Open Yoogeonhui opened 1 year ago
Wow, this looks very similar to the idea @brian6091 had. Might want to have a look here!
Some random initial thoughts on the idea
So why not just optimize P, Q on the Stiefel manifold, which is the idea I had in mind? Seems like this mimic-retraction-like approach might not be optimal way of doing things. Many alternative approaches could be readily made here, It looks really awesome
How they allocate diagonals to correspond to budget, and perform discrete optimization there sounds amazing. It also seems to have an effect on generalization as well? Considering how well they perform compared to full-fine tuning. Results are clearly very impressive.
This is incredibly fascinating. One can imagine that this is essentially saving a LOT of budget, as one "has" to use rank 12 for the above case to get the above model. deeper the layer, the "larger" the rank needs which definitely makes sense in very classical feature representation perspective.

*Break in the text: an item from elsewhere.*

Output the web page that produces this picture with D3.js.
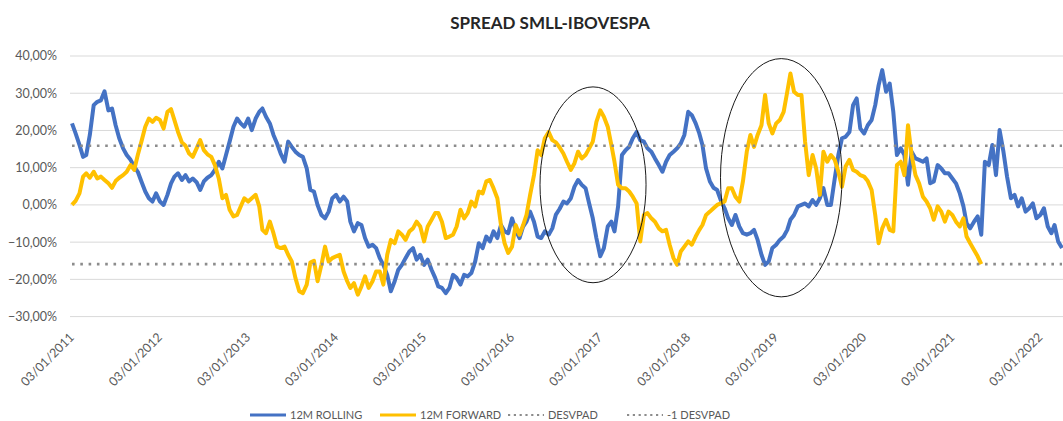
<!DOCTYPE html>
<html>
<head>
<meta charset="utf-8">
<script src="https://cdn.jsdelivr.net/npm/d3@7"></script>
<style>
  body { margin: 0; background: #fff; }
  svg { font-family: Lato, "Open Sans", sans-serif; }
</style>
</head>
<body>
<div id="chart"></div>
<script>
"use strict";

// semi-monthly observations starting 03/01/2011 (3rd and 18th of each month)
var rolling = [
  21.9, 19.2, 16.1, 12.9, 13.4, 18.8, 26.8, 27.7, 28.1, 30.5,
  25.4, 25.9, 21.4, 17.9, 15.2, 13.4, 12.1, 10.3, 8.9, 6.3,
  3.6, 1.8, 0.9, 3.1, 0.9, 0.0, 2.7, 5.8, 7.6, 8.5,
  6.7, 8.0, 6.3, 7.1, 6.1, 4.0, 6.3, 7.3, 8.0, 9.4,
  11.6, 9.8, 13.4, 17.0, 21.0, 23.2, 21.9, 21.0, 23.2, 20.1,
  23.2, 25.0, 25.9, 23.7, 21.9, 18.8, 16.5, 13.8, 11.6, 17.0,
  15.6, 14.3, 13.4, 12.9, 9.8, 4.0, 3.6, 0.0, -2.7, -3.6,
  -1.8, 1.8, 2.7, 0.9, 2.2, 0.9, -4.5, -7.1, -4.9, -5.4,
  -8.9, -11.2, -10.7, -11.6, -14.3, -16.1, -18.8, -23.2, -20.5, -17.4,
  -16.1, -14.3, -12.5, -11.6, -14.7, -13.4, -16.1, -14.7, -17.4, -19.6,
  -21.9, -22.3, -23.7, -22.3, -18.8, -19.6, -21.4, -18.8, -19.2, -18.3,
  -15.2, -10.3, -11.6, -8.5, -9.8, -7.1, -8.9, -5.4, -7.1, -7.6,
  -3.6, -6.7, -8.9, -5.8, -4.5, -1.8, -4.5, -8.5, -8.9, -7.1,
  -8.0, -6.3, -2.6, -1.1, 0.9, 0.4, 1.8, 4.9, 6.7, 5.4,
  4.5, 0.4, -3.6, -8.9, -13.8, -11.6, -5.8, -4.5, -7.1, -0.4,
  13.4, 14.7, 15.6, 17.9, 19.6, 17.4, 17.0, 15.2, 14.3, 12.5,
  10.7, 8.9, 11.6, 13.4, 14.3, 15.2, 16.5, 18.8, 25.0, 24.1,
  21.9, 19.2, 16.1, 9.8, 6.3, 4.6, 4.0, 1.3, -0.9, -3.6,
  -5.4, -2.7, -5.8, -7.6, -8.0, -7.6, -6.7, -9.4, -13.4, -16.1,
  -15.2, -11.6, -10.7, -9.4, -8.5, -6.7, -4.0, -2.7, -0.4, 0.0,
  0.4, -0.4, 1.3, 0.0, 1.8, 4.5, 0.0, 0.0, 7.1, 13.4,
  17.9, 18.3, 19.6, 26.8, 28.6, 20.5, 19.2, 21.4, 22.8, 26.8,
  32.1, 36.2, 30.4, 32.6, 25.0, 13.4, 15.2, 13.4, 5.4, 14.3,
  12.5, 12.1, 11.6, 12.5, 5.8, 6.3, 10.7, 9.8, 8.5, 8.5,
  7.1, 5.8, 3.1, -0.4, -4.9, -6.3, -4.5, -3.1, -8.0, 11.6,
  10.7, 16.1, 8.0, 20.1, 14.3, 7.6, 1.8, 2.7, -0.4, 1.8,
  -1.8, -0.9, 0.4, -3.6, -2.7, -0.9, -5.8, -7.6, -5.4, -9.8,
  -11.6
];

var forward = [
  0.0, 1.1, 3.1, 7.6, 8.5, 7.3, 8.9, 7.1, 7.6, 6.7,
  5.8, 4.6, 6.4, 7.3, 8.0, 8.9, 10.7, 9.4, 13.4, 17.0,
  21.0, 23.2, 22.3, 23.4, 22.8, 20.5, 25.0, 25.7, 22.8, 19.6,
  16.8, 15.9, 13.8, 12.9, 15.2, 17.4, 14.7, 13.6, 12.9, 10.7,
  7.1, 1.8, 2.7, -1.3, -3.1, -2.7, -0.4, 1.8, 0.9, 1.8,
  2.7, -0.4, -6.7, -7.6, -4.5, -7.6, -11.2, -11.6, -11.2, -13.4,
  -15.2, -19.6, -23.2, -23.7, -21.4, -15.5, -15.0, -20.5, -16.1, -11.2,
  -15.2, -14.3, -13.8, -13.4, -17.9, -20.5, -22.3, -21.0, -24.1, -21.9,
  -19.2, -22.3, -20.5, -17.9, -17.9, -21.4, -13.4, -9.4, -10.3, -7.1,
  -8.0, -9.4, -7.1, -6.3, -4.5, -5.8, -9.8, -5.8, -4.0, -2.2,
  -2.2, -4.5, -8.9, -8.5, -8.0, -5.8, -1.3, -3.6, -2.2, 0.9,
  -0.4, 3.6, 3.1, 6.3, 6.7, 4.5, 1.8, -5.4, -10.3, -12.9,
  -11.2, -5.4, -8.0, -5.4, -2.7, 2.7, 8.0, 14.7, 13.4, 17.9,
  19.6, 17.4, 16.8, 15.5, 13.8, 11.6, 9.4, 11.2, 14.3, 12.5,
  13.4, 15.2, 17.0, 22.3, 25.4, 23.7, 21.0, 16.1, 11.6, 5.4,
  4.5, 4.5, 3.6, 2.2, 0.4, -9.8, -2.7, -2.2, -3.6, -4.5,
  -6.3, -7.1, -6.7, -10.7, -14.3, -16.1, -12.5, -11.2, -9.8, -10.7,
  -8.5, -6.7, -5.4, -2.7, -1.8, -0.9, 0.0, 0.4, 0.9, 4.5,
  4.5, 2.2, 0.9, 6.3, 14.3, 18.8, 15.6, 18.8, 21.4, 29.5,
  21.9, 19.2, 21.9, 22.8, 25.0, 30.4, 35.3, 30.4, 29.5, 29.5,
  17.0, 8.0, 13.4, 9.8, 2.7, 14.3, 11.6, 13.4, 12.1, 8.9,
  4.9, 10.3, 12.1, 9.4, 8.9, 8.0, 7.6, 6.4, 4.0, -2.7,
  -10.3, -6.3, -4.0, -6.7, -7.1, 10.7, 11.6, 8.0, 21.4, 13.4,
  8.0, 5.8, 2.2, 0.9, -0.9, -4.0, -0.4, -1.8, -4.5, -1.8,
  -2.7, -4.5, -5.8, -3.6, -8.5, -10.3, -12.1, -13.8, -15.9
];

var desvpad = 15.9;
var yTicks = [-30, -20, -10, 0, 10, 20, 30, 40];
var xTickYears = [2011, 2012, 2013, 2014, 2015, 2016, 2017, 2018, 2019, 2020, 2021, 2022];

// circled periods: centre date, centre value, half width (days), half height (%)
var circles = [
  { date: "2016-12-04", value: 5.4, days: 220, span: 26.3 },
  { date: "2019-01-24", value: 7.3, days: 252, span: 32.0 }
];

var legendItems = [
  { label: "12M ROLLING", color: "#4472c4", dots: false, x: 250 },
  { label: "12M FORWARD", color: "#ffc000", dots: false, x: 380 },
  { label: "DESVPAD", color: "#8c8c8c", dots: true, x: 508 },
  { label: "-1 DESVPAD", color: "#8c8c8c", dots: true, x: 627 }
];

function obsDate(i) {
  return new Date(2011, Math.floor(i / 2), i % 2 === 0 ? 3 : 18);
}

function drawChart()
{
  var w = 1063;
  var h = 421;

  var svg = d3.select("#chart")
              .append("svg")
              .attr("width", w)
              .attr("height", h);

  var x = d3.scaleTime()
            .domain([new Date(2011, 0, 3), new Date(2022, 3, 3)])
            .range([72, 1062]);

  var y = d3.scaleLinear()
            .domain([-30, 40])
            .range([316.6, 56]);

  var pct = d3.formatLocale({ decimal: ",", thousands: ".", grouping: [3], currency: ["R$", ""] })
              .format(".2f");

  // gridlines
  svg.selectAll("line.grid")
     .data(yTicks)
     .enter().append("line")
     .attr("class", "grid")
     .attr("x1", 70)
     .attr("x2", w)
     .attr("y1", function(d) { return y(d); })
     .attr("y2", function(d) { return y(d); })
     .attr("stroke", "#d9d9d9")
     .attr("stroke-width", 1);

  svg.selectAll("text.ylab")
     .data(yTicks)
     .enter().append("text")
     .attr("class", "ylab")
     .attr("x", 57)
     .attr("y", function(d) { return y(d); })
     .attr("dy", "0.35em")
     .attr("text-anchor", "end")
     .style("font-size", "12.5px")
     .attr("fill", "#595959")
     .text(function(d) { return pct(d) + "%"; });

  svg.selectAll("text.xlab")
     .data(xTickYears)
     .enter().append("text")
     .attr("class", "xlab")
     .attr("text-anchor", "end")
     .style("font-size", "12.5px")
     .attr("fill", "#595959")
     .attr("transform", function(d) {
        return "translate(" + (x(new Date(d, 0, 3)) + 3) + ",338) rotate(-45)";
     })
     .text(function(d) { return "03/01/" + d; });

  var line = d3.line()
               .x(function(d) { return x(d.date); })
               .y(function(d) { return y(d.v); });

  var rollingPts = rolling.map(function(v, i) { return { date: obsDate(i), v: v }; });
  var forwardPts = forward.map(function(v, i) { return { date: obsDate(i), v: v }; });

  svg.append("path")
     .datum(rollingPts)
     .attr("fill", "none")
     .attr("stroke", "#4472c4")
     .attr("stroke-width", 4)
     .attr("stroke-linejoin", "round")
     .attr("d", line);

  svg.append("path")
     .datum(forwardPts)
     .attr("fill", "none")
     .attr("stroke", "#ffc000")
     .attr("stroke-width", 4)
     .attr("stroke-linejoin", "round")
     .attr("d", line);

  // +/- 1 standard deviation
  var lastDate = obsDate(rolling.length - 1);
  svg.selectAll("line.sd")
     .data([desvpad, -desvpad])
     .enter().append("line")
     .attr("class", "sd")
     .attr("x1", x(obsDate(0)))
     .attr("x2", x(lastDate))
     .attr("y1", function(d) { return y(d); })
     .attr("y2", function(d) { return y(d); })
     .attr("stroke", "#8c8c8c")
     .attr("stroke-width", 2.6)
     .attr("stroke-dasharray", "2.6,5.7");

  svg.selectAll("ellipse")
     .data(circles)
     .enter().append("ellipse")
     .attr("cx", function(d) { return x(new Date(d.date)); })
     .attr("cy", function(d) { return y(d.value); })
     .attr("rx", function(d) {
        var c = new Date(d.date);
        return x(d3.timeDay.offset(c, d.days)) - x(c);
     })
     .attr("ry", function(d) { return y(0) - y(d.span); })
     .attr("fill", "none")
     .attr("stroke", "#1a1a1a")
     .attr("stroke-width", 1);

  svg.append("text")
     .attr("x", 550)
     .attr("y", 29)
     .attr("text-anchor", "middle")
     .style("font-size", "17px")
     .style("font-weight", "bold")
     .attr("fill", "#262626")
     .text("SPREAD SMLL-IBOVESPA");

  var legend = svg.selectAll(".legend")
                  .data(legendItems)
                  .enter().append("g")
                  .attr("class", "legend")
                  .attr("transform", function(d) { return "translate(" + d.x + ",415)"; });

  legend.append("line")
        .attr("x1", 0)
        .attr("x2", 36)
        .attr("stroke", function(d) { return d.color; })
        .attr("stroke-width", function(d) { return d.dots ? 2.2 : 3; })
        .attr("stroke-dasharray", function(d) { return d.dots ? "2.2,3.6" : null; });

  legend.append("text")
        .attr("x", 40)
        .attr("dy", "0.35em")
        .style("font-size", "11px")
        .attr("fill", "#595959")
        .text(function(d) { return d.label; });
}

window.addEventListener('load', function (){
  drawChart();
});
</script>
</body>
</html>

This is also demonstrated by figure 1,
I actually find this very good, since we already needed to work on scaling part as well. So saving into LoRA format would be the common part, which means saving format needed to be fixed anyways. We can pull this off extremely nicely by just inheriting LoRA class and reparametrizing their form, and modifying the save function. Might as well make it compatible with diffusers' format all at once. Getting a decent performance with this modification sounds almost certain.
Thanks for the paper! @cloneofsimo this should mix nicely with training/varying rank by block. I'm having a closer read of the paper.
https://openreview.net/forum?id=lq62uWRJjiY
Recent progress applying MARVEL in LM showed better performance compared to LoRA. I didn't read the paper thoroughly but this paper also seems to be applicable to the diffusion process.